With a recent update for Marvel's Spider-Man Remastered on PC, the developers have added the long awaited DLSS and FSR 2.0 sharpening filter slider in the settings menu. Native TAA image also got a separate sharpening slider in the settings menu. Unfortunately, the XeSS implementation does not support a separate sharpening filter slider and does not use any sharpening filter in its render path. Also, XeSS does not support the dynamic resolution scaling feature in this game. To keep it fair in our testing, we disabled all sharpening for all available upscaling and anti-aliasing solutions.
Speaking of image quality, there are a few important issues of note. Marvel's Spider-Man Remastered is a fast paced action game, so when using any temporal upscaling solutions, the temporal stability of the image is key to enjoyable gameplay. When using DLSS, the image was stable in motion, the level of detail rendered in vegetation and tree leaves is improved in comparison to the in-game TAA solution, and small details in the distance, such as wires or thin steel objects, are rendered more correctly and completely. The XeSS implementation comes with noticeable compromises in image quality—in favor of performance in most sequences of the game. We spotted excessive shimmering and flickering on thin objects and especially steel objects; they are shimmering even when standing still. Overall, the XeSS implementation has similar issues to what we've seen on AMD's FSR 2.0, but with a few differences in temporal stability and anti-aliasing. One of the most noticeable differences in image quality between XeSS and FSR 2.0 is the quality of the built-in anti-aliasing. In the XeSS image, most of the edges of the game geometry are smoothed well, where in the FSR 2.0 image they have a more pixelated look. The second-most-noticeable difference is how XeSS deals with ghosting. In comparison to FSR 2.0, XeSS has even more ghosting issues on every moving object, especially on the main character when swinging through the world—you can clearly see red ghosting behind him. Also, FSR 2.0 has better performance uplifts in comparison to XeSS on any NVIDIA or AMD GPU.

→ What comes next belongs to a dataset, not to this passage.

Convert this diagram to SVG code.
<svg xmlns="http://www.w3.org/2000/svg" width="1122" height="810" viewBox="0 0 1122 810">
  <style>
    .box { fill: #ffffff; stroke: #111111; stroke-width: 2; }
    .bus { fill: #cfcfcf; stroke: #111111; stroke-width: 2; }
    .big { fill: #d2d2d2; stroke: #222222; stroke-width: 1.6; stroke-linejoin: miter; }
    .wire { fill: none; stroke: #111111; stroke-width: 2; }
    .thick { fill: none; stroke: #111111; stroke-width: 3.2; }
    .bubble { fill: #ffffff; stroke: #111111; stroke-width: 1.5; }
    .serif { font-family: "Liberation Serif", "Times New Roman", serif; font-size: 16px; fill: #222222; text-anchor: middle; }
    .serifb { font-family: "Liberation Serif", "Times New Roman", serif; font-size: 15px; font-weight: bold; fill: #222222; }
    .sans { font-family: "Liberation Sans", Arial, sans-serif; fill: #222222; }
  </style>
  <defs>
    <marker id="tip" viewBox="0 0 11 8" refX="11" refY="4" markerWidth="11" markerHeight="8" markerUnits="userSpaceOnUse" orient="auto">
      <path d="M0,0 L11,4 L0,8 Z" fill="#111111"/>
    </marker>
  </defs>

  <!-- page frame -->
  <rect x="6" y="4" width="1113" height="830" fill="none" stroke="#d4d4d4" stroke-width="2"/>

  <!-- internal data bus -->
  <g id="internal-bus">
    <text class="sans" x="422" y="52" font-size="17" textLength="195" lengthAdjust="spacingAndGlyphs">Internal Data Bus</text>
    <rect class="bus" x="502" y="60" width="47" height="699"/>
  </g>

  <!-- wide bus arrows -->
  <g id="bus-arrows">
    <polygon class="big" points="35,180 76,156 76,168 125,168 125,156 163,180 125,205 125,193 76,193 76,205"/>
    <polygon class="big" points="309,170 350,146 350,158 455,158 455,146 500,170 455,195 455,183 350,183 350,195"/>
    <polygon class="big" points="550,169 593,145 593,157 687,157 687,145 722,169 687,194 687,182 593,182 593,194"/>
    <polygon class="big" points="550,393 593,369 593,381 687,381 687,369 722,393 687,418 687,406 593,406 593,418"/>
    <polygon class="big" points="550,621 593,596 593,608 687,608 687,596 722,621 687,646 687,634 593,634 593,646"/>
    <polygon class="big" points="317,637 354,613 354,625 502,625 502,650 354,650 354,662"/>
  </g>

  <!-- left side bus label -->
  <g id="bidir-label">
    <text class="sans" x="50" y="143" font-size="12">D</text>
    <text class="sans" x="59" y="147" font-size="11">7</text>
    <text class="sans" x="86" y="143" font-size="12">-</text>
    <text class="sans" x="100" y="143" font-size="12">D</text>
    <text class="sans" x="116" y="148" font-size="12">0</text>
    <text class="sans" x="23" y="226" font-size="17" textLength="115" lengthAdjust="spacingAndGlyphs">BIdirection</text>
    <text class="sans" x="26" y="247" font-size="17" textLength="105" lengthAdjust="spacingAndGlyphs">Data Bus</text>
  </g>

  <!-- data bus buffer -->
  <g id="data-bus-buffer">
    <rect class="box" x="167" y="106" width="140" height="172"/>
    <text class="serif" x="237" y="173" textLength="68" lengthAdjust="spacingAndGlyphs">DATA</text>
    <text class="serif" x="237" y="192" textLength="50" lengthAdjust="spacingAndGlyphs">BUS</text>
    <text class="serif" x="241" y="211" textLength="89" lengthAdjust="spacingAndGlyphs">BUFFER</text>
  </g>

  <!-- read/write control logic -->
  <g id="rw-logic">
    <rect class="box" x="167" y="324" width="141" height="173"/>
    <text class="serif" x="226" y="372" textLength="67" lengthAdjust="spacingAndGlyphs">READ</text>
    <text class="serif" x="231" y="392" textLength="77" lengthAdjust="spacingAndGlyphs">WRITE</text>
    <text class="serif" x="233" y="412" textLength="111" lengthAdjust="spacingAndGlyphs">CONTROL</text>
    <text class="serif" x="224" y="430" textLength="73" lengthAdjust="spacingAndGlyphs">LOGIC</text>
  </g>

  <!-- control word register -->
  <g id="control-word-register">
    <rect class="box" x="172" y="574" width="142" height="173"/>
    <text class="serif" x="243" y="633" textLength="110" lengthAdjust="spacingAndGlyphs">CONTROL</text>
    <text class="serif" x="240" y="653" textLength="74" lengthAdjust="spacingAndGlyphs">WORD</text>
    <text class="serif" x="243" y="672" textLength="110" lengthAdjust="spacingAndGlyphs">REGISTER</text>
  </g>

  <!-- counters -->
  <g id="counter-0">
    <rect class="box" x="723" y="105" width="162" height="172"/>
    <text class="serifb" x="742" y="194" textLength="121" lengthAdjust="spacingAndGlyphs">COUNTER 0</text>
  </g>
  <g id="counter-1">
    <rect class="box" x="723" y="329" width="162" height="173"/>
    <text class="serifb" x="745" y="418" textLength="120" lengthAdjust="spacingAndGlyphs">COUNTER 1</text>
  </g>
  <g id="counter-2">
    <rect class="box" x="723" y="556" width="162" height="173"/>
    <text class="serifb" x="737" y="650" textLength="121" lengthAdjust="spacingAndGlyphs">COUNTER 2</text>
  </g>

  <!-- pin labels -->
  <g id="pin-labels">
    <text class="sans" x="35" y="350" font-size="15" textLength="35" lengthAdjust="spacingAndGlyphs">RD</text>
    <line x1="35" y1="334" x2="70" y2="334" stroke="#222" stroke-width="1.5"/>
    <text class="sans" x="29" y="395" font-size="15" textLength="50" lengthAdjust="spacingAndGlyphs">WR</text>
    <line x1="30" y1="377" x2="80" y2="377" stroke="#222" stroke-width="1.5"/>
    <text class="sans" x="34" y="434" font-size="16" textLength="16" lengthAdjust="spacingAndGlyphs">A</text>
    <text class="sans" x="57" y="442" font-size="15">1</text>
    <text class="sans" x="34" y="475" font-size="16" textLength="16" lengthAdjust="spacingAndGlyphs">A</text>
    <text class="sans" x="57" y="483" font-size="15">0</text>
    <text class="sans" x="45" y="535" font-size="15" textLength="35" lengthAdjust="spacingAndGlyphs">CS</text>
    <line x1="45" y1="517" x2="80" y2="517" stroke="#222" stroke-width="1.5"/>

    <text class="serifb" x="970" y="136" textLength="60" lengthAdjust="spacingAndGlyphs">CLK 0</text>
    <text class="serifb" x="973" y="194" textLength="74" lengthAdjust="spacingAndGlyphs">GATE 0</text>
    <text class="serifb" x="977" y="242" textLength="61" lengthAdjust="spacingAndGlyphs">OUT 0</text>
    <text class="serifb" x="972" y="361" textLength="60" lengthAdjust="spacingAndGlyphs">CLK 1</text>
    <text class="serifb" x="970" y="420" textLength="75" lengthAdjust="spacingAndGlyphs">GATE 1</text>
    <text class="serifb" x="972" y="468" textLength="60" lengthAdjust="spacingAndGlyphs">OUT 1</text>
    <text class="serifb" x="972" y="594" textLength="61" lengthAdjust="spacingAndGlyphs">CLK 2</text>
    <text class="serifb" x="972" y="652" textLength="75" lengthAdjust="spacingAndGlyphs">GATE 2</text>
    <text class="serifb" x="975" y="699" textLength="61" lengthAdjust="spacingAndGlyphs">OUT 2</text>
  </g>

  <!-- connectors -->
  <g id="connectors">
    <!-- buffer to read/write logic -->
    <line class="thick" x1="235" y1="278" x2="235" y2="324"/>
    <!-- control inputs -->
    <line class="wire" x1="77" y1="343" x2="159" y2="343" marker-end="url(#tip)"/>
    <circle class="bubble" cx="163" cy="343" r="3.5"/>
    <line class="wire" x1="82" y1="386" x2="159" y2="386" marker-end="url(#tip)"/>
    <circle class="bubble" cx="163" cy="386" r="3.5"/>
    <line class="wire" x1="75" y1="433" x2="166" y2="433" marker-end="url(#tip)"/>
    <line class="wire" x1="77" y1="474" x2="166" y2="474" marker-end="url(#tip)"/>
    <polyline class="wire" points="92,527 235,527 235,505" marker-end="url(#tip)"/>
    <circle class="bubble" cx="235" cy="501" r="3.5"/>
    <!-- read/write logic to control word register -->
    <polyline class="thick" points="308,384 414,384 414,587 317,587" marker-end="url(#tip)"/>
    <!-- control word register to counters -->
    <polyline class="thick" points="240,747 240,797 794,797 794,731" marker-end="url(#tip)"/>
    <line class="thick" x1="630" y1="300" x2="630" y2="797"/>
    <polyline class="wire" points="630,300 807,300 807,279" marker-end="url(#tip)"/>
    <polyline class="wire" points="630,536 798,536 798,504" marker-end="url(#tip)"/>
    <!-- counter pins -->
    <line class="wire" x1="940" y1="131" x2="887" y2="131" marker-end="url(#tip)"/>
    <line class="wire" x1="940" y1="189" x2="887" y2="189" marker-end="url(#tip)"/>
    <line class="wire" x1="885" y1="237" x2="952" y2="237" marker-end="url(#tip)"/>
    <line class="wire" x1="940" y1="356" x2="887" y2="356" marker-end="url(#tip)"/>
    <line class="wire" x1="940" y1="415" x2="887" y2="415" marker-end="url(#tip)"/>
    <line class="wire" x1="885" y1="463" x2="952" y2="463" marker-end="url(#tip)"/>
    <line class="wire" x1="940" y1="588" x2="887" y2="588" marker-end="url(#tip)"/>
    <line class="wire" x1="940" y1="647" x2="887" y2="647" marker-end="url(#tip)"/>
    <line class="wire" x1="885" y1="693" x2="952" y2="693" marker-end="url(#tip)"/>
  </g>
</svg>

Interestingly, when using XeSS, there are some major differences in performance gains, compared to DLSS or FSR 2.0, which essentially had equal performance gains in most games. As we are testing XeSS with an RTX 3080 GPU, which does not have the XMX instruction set, which is designed to accelerate XeSS workloads on Intel's Arc GPUs, the performance gains are less than what we can expect on Arc GPUs, so keep that in mind. That said, the actual performance increase difference between XeSS and DLSS or FSR 2.0 is about 10% at 4K Quality mode, in favor of DLSS or FSR 2.0. However, compared to native 4K resolution, XeSS manages to deliver up to 40% more performance while using the DP4a instruction set compatible with all GPU architectures, which is still a quite decent performance uplift.